Over the past year, investors have been most willing to buy into direct beneficiaries of AI infrastructure on-chain. Nvidia, TSMC, and some semiconductor equipment and server suppliers have benefited from large cloud computing companies' continued capital expenditures. As long as Amazon, Alphabet, Meta, and Microsoft continue to purchase chips, servers, and data center capacity, hardware companies' revenue expectations will remain supported.

However, the hyperscalers bearing these expenditures themselves have not seen equally strong stock price performance. The market is rewarding the "receiving end" but remaining cautious about the "spending end." Investors are increasingly concerned about whether these tens of billions of dollars in AI investment can ultimately be converted into profit, free cash flow, and shareholder returns.

This is what Goldman Sachs refers to as the AI trade being like a "stretched rubber band." One end sees hardware suppliers' orders and profit expectations being repeatedly raised; the other end sees large tech platforms under increasing capital expenditure pressure. As long as AI demand continues to grow, this structure can be maintained. However, if the market begins to doubt the return on investment, or if the cloud giants suggest that AI spending growth is peaking, related stocks may be repriced.

Goldman Sachs is not bearish on AI but believes that the AI trade has moved from thematic investing to a return validation stage. The market is no longer just asking "who is involved in AI" but is starting to inquire about "who can truly make money from AI."

For Nvidia, TSMC, and the AI equipment chain, the greatest risk is not the disappearance of demand but demand growth no longer exceeding expectations. For Amazon, Alphabet, Meta, and Microsoft, short-term pressure comes from excessive capital expenditures; however, if AI costs decrease or AI products bring in clear revenue, they may instead become beneficiaries in the next phase.

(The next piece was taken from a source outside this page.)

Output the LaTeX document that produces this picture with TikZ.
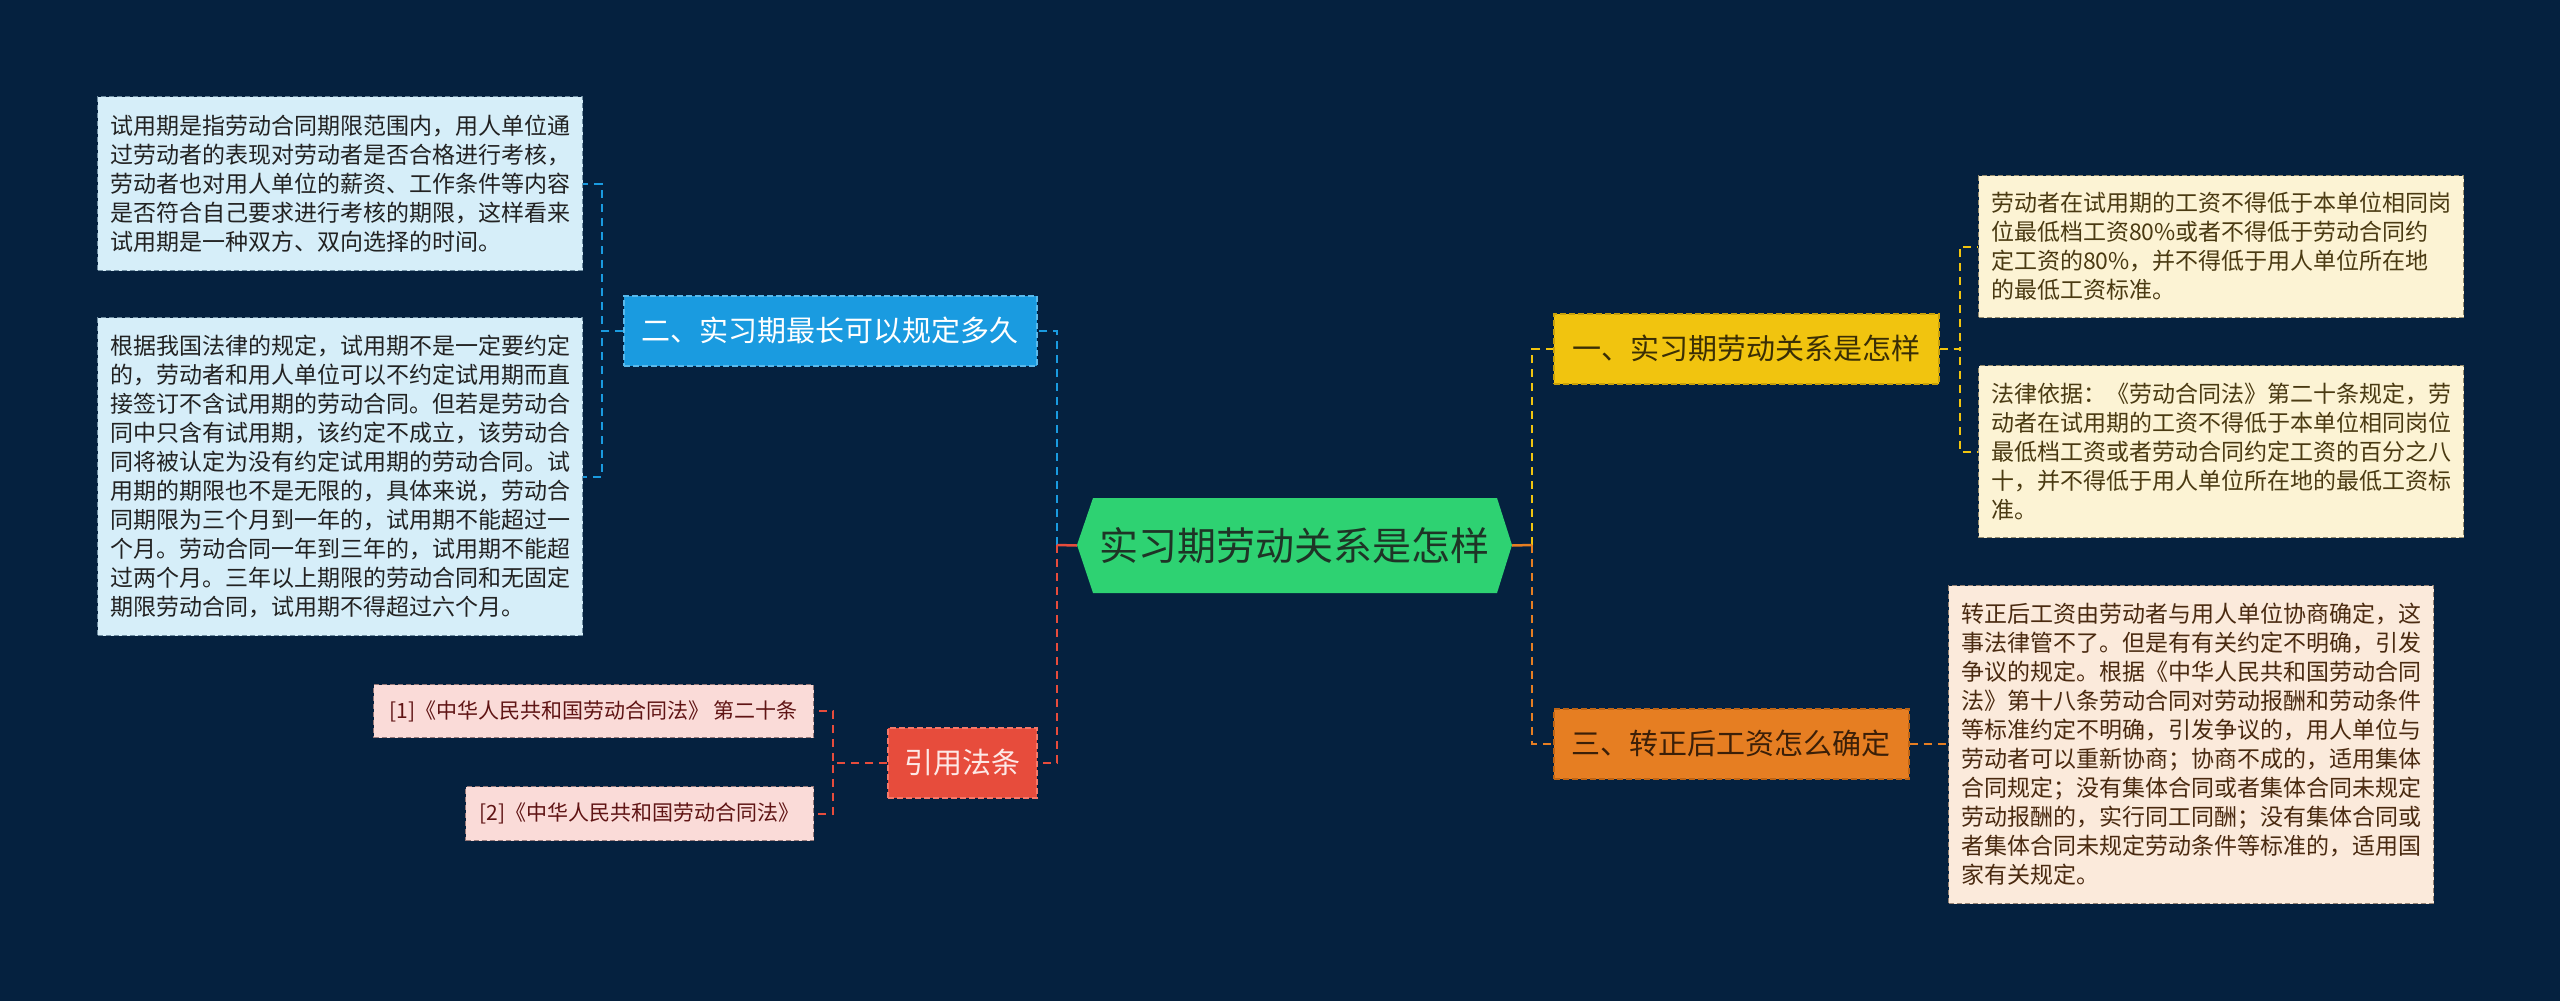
\documentclass[tikz,border=0pt]{standalone}
\usepackage{fontspec}
\setmainfont{Noto Sans CJK SC}
\definecolor{bg}{RGB}{5,33,63}
\definecolor{cgreen}{RGB}{46,210,114}
\definecolor{ctext}{RGB}{30,52,38}
\definecolor{ycol}{RGB}{241,196,15}
\definecolor{yline}{RGB}{200,160,10}
\definecolor{ytext}{RGB}{58,46,5}
\definecolor{ocol}{RGB}{230,126,34}
\definecolor{oline}{RGB}{190,100,20}
\definecolor{otext}{RGB}{59,31,8}
\definecolor{bcol}{RGB}{26,155,224}
\definecolor{bline}{RGB}{90,185,235}
\definecolor{rcol}{RGB}{231,76,60}
\definecolor{rline}{RGB}{245,120,105}
\definecolor{rtext}{RGB}{253,232,230}
\definecolor{bcfill}{RGB}{214,238,249}
\definecolor{bcline}{RGB}{110,140,160}
\definecolor{bctext}{RGB}{34,34,34}
\definecolor{ycfill}{RGB}{252,243,212}
\definecolor{ycline}{RGB}{150,140,110}
\definecolor{yctext}{RGB}{74,58,18}
\definecolor{ocfill}{RGB}{251,234,219}
\definecolor{ocline}{RGB}{150,130,115}
\definecolor{octext}{RGB}{74,42,16}
\definecolor{rcfill}{RGB}{250,219,216}
\definecolor{rcline}{RGB}{150,120,120}
\definecolor{rctext}{RGB}{95,20,20}
\begin{document}
\begin{tikzpicture}[x=1pt,y=-1pt,
  leaf/.style={anchor=north west, align=left, inner xsep=12pt, inner ysep=0pt,
    font=\fontsize{23}{29}\selectfont, dash pattern=on 5pt off 3pt, line width=1.3pt},
  bleaf/.style={leaf, fill=bcfill, draw=bcline, text=bctext},
  yleaf/.style={leaf, fill=ycfill, draw=ycline, text=yctext},
  oleaf/.style={leaf, fill=ocfill, draw=ocline, text=octext},
  rleaf/.style={leaf, fill=rcfill, draw=rcline, text=rctext, font=\fontsize{21}{26}\selectfont},
  topic/.style={anchor=north west, inner sep=0pt, font=\fontsize{29}{34}\selectfont,
    dash pattern=on 6pt off 3pt, line width=1.5pt, minimum height=70pt},
  link/.style={line width=2.5pt, dash pattern=on 8pt off 6pt},
  stem/.style={line width=2.5pt}
]
\useasboundingbox (0,0) rectangle (2560,1001);
\fill[bg] (0,0) rectangle (2560,1001);

% central hexagon
\fill[cgreen] (1077,545) -- (1093,498) -- (1497,498) -- (1512,545) -- (1497,593) -- (1093,593) -- cycle;
\node (c) at (1294.5,545.5) [minimum width=435pt, minimum height=95pt, inner sep=0pt,
  font=\fontsize{39}{44}\selectfont, text=ctext] {实习期劳动关系是怎样};

% main topics
\node[topic, fill=ycol, draw=yline, text=ytext, minimum width=385pt] (y1) at (1553,313) {一、实习期劳动关系是怎样};
\node[topic, fill=ocol, draw=oline, text=otext, minimum width=355pt] (o3) at (1553,708) {三、转正后工资怎么确定};
\node[topic, fill=bcol, draw=bline, text=white, minimum width=413pt] (b2) at (623,295) {二、实习期最长可以规定多久};
\node[topic, fill=rcol, draw=rline, text=rtext, minimum width=149pt] (r) at (887,727) {引用法条};

% leaves
\node[bleaf, minimum width=485pt, minimum height=174pt] (bc1) at (97,96) {试用期是指劳动合同期限范围内，用人单位通\\过劳动者的表现对劳动者是否合格进行考核，\\劳动者也对用人单位的薪资、工作条件等内容\\是否符合自己要求进行考核的期限，这样看来\\试用期是一种双方、双向选择的时间。};
\node[bleaf, minimum width=485pt, minimum height=318pt] (bc2) at (97,317) {根据我国法律的规定，试用期不是一定要约定\\的，劳动者和用人单位可以不约定试用期而直\\接签订不含试用期的劳动合同。但若是劳动合\\同中只含有试用期，该约定不成立，该劳动合\\同将被认定为没有约定试用期的劳动合同。试\\用期的期限也不是无限的，具体来说，劳动合\\同期限为三个月到一年的，试用期不能超过一\\个月。劳动合同一年到三年的，试用期不能超\\过两个月。三年以上期限的劳动合同和无固定\\期限劳动合同，试用期不得超过六个月。};
\node[rleaf, minimum width=440pt, minimum height=53pt] (rc1) at (373,684) {[1]《中华人民共和国劳动合同法》 第二十条};
\node[rleaf, minimum width=348pt, minimum height=54pt] (rc2) at (465,786) {[2]《中华人民共和国劳动合同法》};
\node[yleaf, minimum width=485pt, minimum height=142pt] (yc1) at (1978,175) {劳动者在试用期的工资不得低于本单位相同岗\\位最低档工资80\%或者不得低于劳动合同约\\定工资的80\%，并不得低于用人单位所在地\\的最低工资标准。};
\node[yleaf, minimum width=485pt, minimum height=172pt] (yc2) at (1978,365) {法律依据：《劳动合同法》第二十条规定，劳\\动者在试用期的工资不得低于本单位相同岗位\\最低档工资或者劳动合同约定工资的百分之八\\十，并不得低于用人单位所在地的最低工资标\\准。};
\node[oleaf, minimum width=485pt, minimum height=318pt] (oc) at (1948,585) {转正后工资由劳动者与用人单位协商确定，这\\事法律管不了。但是有有关约定不明确，引发\\争议的规定。根据《中华人民共和国劳动合同\\法》第十八条劳动合同对劳动报酬和劳动条件\\等标准约定不明确，引发争议的，用人单位与\\劳动者可以重新协商；协商不成的，适用集体\\合同规定；没有集体合同或者集体合同未规定\\劳动报酬的，实行同工同酬；没有集体合同或\\者集体合同未规定劳动条件等标准的，适用国\\家有关规定。};

% junctions
\coordinate (jl) at (1057,545);
\coordinate (jr) at (1532,545);

% connectors from centre
\draw[link, bcol] (jl) |- (b2.east);
\draw[link, rcol] (jl) |- (r.east);
\draw[link, ycol] (jr) |- (y1.west);
\draw[link, ocol] (jr) |- (o3.west);
\draw[stem, rcol] (c.west) -- (jl);
\draw[stem, ocol] (c.east) -- (jr);

% connectors to leaves
\draw[link, bcol, line width=2pt] (b2.west) -- ++(-21,0) |- (bc1.east);
\draw[link, bcol, line width=2pt] (b2.west) -- ++(-21,0) |- (bc2.east);
\draw[link, rcol, line width=2pt] (r.west) -- ++(-54,0) |- (rc1.east);
\draw[link, rcol, line width=2pt] (r.west) -- ++(-54,0) |- (rc2.east);
\draw[link, ycol, line width=2pt] (y1.east) -- ++(20,0) |- (yc1.west);
\draw[link, ycol, line width=2pt] (y1.east) -- ++(20,0) |- (yc2.west);
\draw[link, ocol, line width=2pt] (o3.east) -- (oc.west |- o3.east);
\end{tikzpicture}
\end{document}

A bigger variable is the AI cost curve. If China, Japan, or other regions can develop and operate high-performance models at a lower cost, the high capital expenditure path of U.S. tech giants could be called into question. The market previously assumed that leading AI necessarily required more chips and larger data centers, but model efficiency improvements and alternative chip development could weaken this logic.

Therefore, the AI narrative is not over, but the buying logic is becoming more refined. The key in the next stage is no longer just whether AI demand exists but who can turn AI investment into real cash flow.